Thursday, February 4, 2021

Some thoughts on Fox & Katzir 2020

I think one of the main things that struck me is the type of iterated rationality models (IRMs) that F&K2020 discuss -- those IRMs don’t seem like any of the ones I’ve seen in the cognitively-oriented literature that connects with human behavioral or developmental data. That is, in footnote 3, F&K2020 note that there’s an IRM approach that assumes grammatical derivation of alternatives, and then uses probabilistic reasoning to disambiguate those alternatives in context. They don’t have a problem with this IRM approach, and think it’s compatible with the grammatical approach they favor. So, if we’re using this IRM approach, then the worries F&K2020 that highlight don’t apply? In my own collaborative work for instance, I’m pretty sure we always talk about our IRM (i.e., RSA) models as ambiguity resolution among grammatical options that were already derived, though we can assign priors to them and so include how expensive it is to access those options. 


Other thoughts:

(1)  My take on footnote 4 and related text: there’s a conceptual separation between the creation of alternatives (syntactic/semantic computation) and how we choose between those alternatives (which typically involves probabilities).
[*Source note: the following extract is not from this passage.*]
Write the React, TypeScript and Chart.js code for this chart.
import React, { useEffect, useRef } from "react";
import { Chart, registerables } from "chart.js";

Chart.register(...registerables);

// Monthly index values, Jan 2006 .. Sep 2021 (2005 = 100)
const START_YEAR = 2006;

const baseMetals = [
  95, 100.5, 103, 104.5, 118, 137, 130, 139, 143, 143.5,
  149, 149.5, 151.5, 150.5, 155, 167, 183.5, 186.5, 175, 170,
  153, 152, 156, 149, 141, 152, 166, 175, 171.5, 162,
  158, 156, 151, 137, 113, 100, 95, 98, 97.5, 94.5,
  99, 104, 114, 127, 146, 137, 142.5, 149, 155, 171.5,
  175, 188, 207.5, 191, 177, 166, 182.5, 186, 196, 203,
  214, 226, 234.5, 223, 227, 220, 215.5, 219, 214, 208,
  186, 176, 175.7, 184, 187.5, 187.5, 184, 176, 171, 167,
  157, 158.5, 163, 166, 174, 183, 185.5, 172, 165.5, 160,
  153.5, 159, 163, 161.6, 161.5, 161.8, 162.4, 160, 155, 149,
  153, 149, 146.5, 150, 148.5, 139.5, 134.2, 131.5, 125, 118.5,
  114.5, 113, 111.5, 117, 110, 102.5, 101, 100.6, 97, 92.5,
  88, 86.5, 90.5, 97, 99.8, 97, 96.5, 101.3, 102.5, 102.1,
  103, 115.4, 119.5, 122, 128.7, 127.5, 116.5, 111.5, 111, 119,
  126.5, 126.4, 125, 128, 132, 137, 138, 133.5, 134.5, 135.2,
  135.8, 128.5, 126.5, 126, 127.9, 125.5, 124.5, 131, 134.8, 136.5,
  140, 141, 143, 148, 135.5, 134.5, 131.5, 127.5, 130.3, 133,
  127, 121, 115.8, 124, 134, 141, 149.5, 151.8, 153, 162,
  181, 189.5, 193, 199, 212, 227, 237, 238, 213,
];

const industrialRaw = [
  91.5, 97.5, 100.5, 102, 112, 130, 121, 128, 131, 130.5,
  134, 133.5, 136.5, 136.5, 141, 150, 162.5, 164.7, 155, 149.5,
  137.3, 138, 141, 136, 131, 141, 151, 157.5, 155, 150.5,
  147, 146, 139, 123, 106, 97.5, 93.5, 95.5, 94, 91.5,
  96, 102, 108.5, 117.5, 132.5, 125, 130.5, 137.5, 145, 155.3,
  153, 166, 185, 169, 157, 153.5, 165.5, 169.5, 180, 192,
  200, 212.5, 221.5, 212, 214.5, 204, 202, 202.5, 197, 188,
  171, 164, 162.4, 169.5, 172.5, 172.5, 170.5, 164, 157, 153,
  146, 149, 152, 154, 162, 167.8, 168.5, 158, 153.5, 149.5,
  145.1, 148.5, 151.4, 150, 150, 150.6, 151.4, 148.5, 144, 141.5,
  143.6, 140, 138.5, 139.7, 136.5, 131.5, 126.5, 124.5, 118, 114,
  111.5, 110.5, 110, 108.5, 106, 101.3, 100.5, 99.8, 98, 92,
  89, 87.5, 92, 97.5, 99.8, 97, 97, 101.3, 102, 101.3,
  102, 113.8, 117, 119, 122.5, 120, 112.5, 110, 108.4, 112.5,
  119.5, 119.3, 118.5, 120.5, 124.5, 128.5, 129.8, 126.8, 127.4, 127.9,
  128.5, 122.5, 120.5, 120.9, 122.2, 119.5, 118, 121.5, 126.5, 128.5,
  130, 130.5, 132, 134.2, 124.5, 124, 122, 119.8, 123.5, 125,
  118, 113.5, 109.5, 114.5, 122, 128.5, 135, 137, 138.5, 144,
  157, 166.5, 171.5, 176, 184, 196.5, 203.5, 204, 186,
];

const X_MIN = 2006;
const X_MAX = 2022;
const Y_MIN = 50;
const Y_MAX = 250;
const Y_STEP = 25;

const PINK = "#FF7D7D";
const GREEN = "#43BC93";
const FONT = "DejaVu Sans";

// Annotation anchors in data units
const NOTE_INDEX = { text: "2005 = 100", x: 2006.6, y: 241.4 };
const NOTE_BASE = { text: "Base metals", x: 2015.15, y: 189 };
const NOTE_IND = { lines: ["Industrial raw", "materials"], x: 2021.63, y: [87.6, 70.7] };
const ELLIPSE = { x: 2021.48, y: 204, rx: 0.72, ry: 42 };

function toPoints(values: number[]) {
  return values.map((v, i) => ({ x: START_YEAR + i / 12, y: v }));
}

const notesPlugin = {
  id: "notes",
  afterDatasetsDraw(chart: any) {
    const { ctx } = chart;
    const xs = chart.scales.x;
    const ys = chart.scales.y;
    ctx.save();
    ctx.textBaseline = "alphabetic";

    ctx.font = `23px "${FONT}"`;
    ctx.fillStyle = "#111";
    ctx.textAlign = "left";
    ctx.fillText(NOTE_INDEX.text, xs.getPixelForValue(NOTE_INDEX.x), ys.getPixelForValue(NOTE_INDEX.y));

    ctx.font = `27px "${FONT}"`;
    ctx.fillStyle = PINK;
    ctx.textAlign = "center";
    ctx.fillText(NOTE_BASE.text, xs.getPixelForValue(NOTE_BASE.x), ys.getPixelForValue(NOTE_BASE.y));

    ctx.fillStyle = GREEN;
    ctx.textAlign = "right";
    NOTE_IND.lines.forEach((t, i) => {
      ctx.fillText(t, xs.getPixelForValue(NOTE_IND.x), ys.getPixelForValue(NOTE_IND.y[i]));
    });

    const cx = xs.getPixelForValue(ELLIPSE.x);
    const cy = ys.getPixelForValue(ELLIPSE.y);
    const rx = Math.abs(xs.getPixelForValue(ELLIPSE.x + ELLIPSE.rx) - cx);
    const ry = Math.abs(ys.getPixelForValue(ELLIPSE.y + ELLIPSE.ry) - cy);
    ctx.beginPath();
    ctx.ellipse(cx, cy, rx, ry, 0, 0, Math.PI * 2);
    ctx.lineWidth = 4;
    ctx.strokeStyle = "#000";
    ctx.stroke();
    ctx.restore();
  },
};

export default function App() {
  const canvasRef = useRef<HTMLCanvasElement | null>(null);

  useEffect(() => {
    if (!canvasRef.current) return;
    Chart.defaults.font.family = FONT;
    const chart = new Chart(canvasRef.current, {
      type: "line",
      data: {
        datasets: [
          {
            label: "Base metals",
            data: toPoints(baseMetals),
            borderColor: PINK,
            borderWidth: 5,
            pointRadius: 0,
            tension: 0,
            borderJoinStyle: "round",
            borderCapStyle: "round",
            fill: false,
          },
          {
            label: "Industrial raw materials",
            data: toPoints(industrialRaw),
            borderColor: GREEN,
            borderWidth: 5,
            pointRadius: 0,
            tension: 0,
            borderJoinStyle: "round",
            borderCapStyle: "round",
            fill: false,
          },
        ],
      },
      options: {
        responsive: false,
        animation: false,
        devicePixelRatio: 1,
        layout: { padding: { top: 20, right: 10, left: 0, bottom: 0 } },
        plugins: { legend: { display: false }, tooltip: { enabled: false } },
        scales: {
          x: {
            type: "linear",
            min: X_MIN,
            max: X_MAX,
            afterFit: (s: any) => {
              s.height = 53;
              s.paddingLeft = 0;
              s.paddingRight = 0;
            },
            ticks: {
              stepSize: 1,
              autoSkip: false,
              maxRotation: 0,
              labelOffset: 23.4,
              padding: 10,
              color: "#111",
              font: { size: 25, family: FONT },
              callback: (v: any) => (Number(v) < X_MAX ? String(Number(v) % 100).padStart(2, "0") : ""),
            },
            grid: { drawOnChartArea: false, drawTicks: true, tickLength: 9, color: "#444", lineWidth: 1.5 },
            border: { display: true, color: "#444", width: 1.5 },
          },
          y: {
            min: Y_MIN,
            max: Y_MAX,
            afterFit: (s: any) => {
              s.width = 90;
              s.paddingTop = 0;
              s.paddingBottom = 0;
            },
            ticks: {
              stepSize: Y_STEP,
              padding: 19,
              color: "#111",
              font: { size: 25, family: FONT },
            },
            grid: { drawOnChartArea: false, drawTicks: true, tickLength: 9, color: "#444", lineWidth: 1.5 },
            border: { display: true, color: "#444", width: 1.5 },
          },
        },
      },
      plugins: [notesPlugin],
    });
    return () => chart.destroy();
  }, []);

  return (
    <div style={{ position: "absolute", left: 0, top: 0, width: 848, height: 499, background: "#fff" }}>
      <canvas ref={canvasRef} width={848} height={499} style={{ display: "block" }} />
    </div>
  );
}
I know there’s a big debate about whether this conceptual separation is cognitively real, and I think that’s what’s being alluded to here.


(2) The comparison “grammatical approach": I’m curious about the evaluation metrics being used for theory comparison here -- in terms of acquisition, the grammatical approach requires language-specific knowledge (presumably innate?) in the form of the Exh operator, the “innocent inclusion”, and “innocent exclusion” operations. From this perspective, it’s putting a lot of explanatory work onto the development of this language-specific knowledge, compared with domain-general probabilistic reasoning mechanisms. I guess F&K2020 are focused more on issues of empirical coverage, with the multiplier conjunctive reading example not being handled by Franke’s approach.
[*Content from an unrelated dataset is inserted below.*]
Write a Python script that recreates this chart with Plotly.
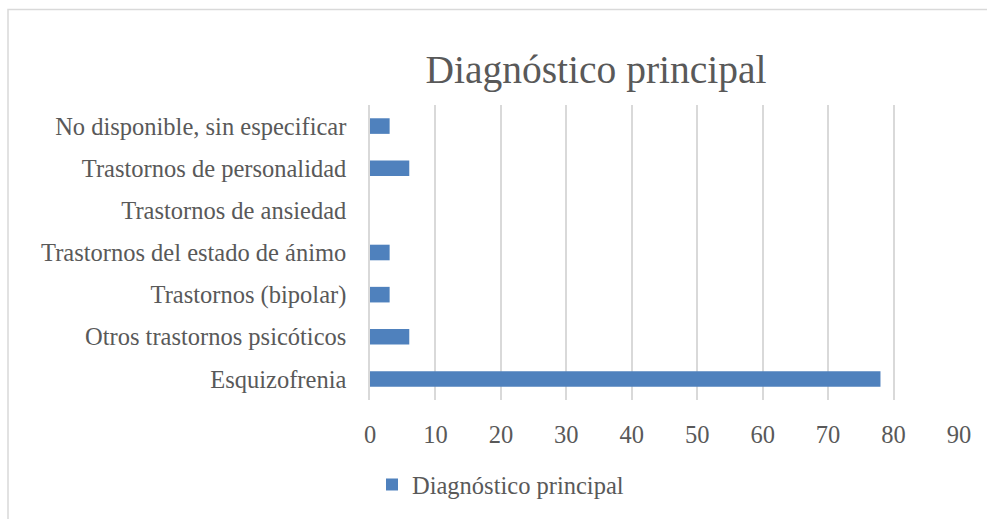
import plotly.graph_objects as go

# Categories listed bottom to top, as plotly draws them on a horizontal bar chart
categories = [
    "Esquizofrenia",
    "Otros trastornos psicóticos",
    "Trastornos (bipolar)",
    "Trastornos del estado de ánimo",
    "Trastornos de ansiedad",
    "Trastornos de personalidad",
    "No disponible, sin especificar",
]
values = [78, 6, 3, 3, 0, 6, 3]
x_ticks = [0, 10, 20, 30, 40, 50, 60, 70, 80, 90]

series_name = "Diagnóstico principal"
text_color = "#595959"
grid_color = "#d9d9d9"
font_family = "Liberation Serif, DejaVu Serif, serif"

fig = go.Figure()
fig.add_trace(go.Bar(
    x=values,
    y=categories,
    orientation="h",
    name=series_name,
    width=0.37,
    marker=dict(color="#4f81bd", line=dict(width=0)),
    showlegend=True,
))

fig.update_layout(
    width=987,
    height=519,
    paper_bgcolor="white",
    plot_bgcolor="white",
    font=dict(family=font_family, color=text_color, size=24.5),
    title=dict(
        text="Diagnóstico principal",
        x=596 / 987,
        xanchor="center",
        y=1 - 69 / 519,
        yanchor="middle",
        font=dict(size=39.5, color=text_color, family=font_family),
    ),
    margin=dict(l=370, r=28, t=105, b=114),
    xaxis=dict(
        range=[0, 90],
        tickvals=x_ticks,
        showgrid=True,
        gridcolor=grid_color,
        gridwidth=1.5,
        zeroline=False,
        showline=False,
        ticks="",
        ticklabelstandoff=17,
        fixedrange=True,
    ),
    yaxis=dict(
        showgrid=False,
        showline=True,
        linecolor=grid_color,
        linewidth=1.5,
        ticks="",
        ticklabelstandoff=17,
        range=[-0.5, 6.5],
        fixedrange=True,
    ),
    legend=dict(
        orientation="h",
        x=(372 - 370) / 589,
        xanchor="left",
        y=(405 - 491) / 300,
        yanchor="middle",
        font=dict(size=24.5, color=text_color),
        itemwidth=30,
    ),
)

# light chart-area border (only the top and left edges show in the frame)
fig.add_shape(
    type="rect",
    xref="paper", yref="paper",
    x0=(8 - 370) / 589, x1=(995 - 370) / 589,
    y0=(405 - 530) / 300, y1=(405 - 8) / 300,
    line=dict(color=grid_color, width=1.5),
    fillcolor="rgba(0,0,0,0)",
    layer="below",
)

# drop the browser's default body margin so the figure sits at the page origin
fig.write_html(
    "out.html",
    config={"displayModeBar": False},
    post_script="document.body.style.margin = '0';",
)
(3) In section 6 on probabilities and modularity, F&K2020 discuss how probabilities could be part of the initial computations of SIs. I think I’m now starting to blur between this and the version of IRMs that F&R2020 were okay with, which is when IRMs have possibilities that are calculated from the grammar (e.g., with the semantics) and then the IRM uses recursive social reasoning to choose among those possibilities in context. It seems like the “SI calculation” part is about navigating the possibilities (here: the options on the scale that come from the semantics). So, RSA models that purport to capture SIs (even if relying on scale options that come from the grammar) would be exactly the IRMs that F&R2020 would be unhappy with.


(4) In 6.3, F&K2020 mention that priors could be “formal constructs defined internally to the system.” This is clearly an option the F&K2020 think is viable (even if they don’t favor it), so it seems important to understand what this means. But I’m unclear myself on how to interpret that phrase. Would this mean that there are probabilities available beforehand (therefore making them priors), but they’re not tied to anything external (like beliefs about the world, or how often a particular interpretation has occurred)? They’re just...probabilities that get generated somehow for possible interpretations?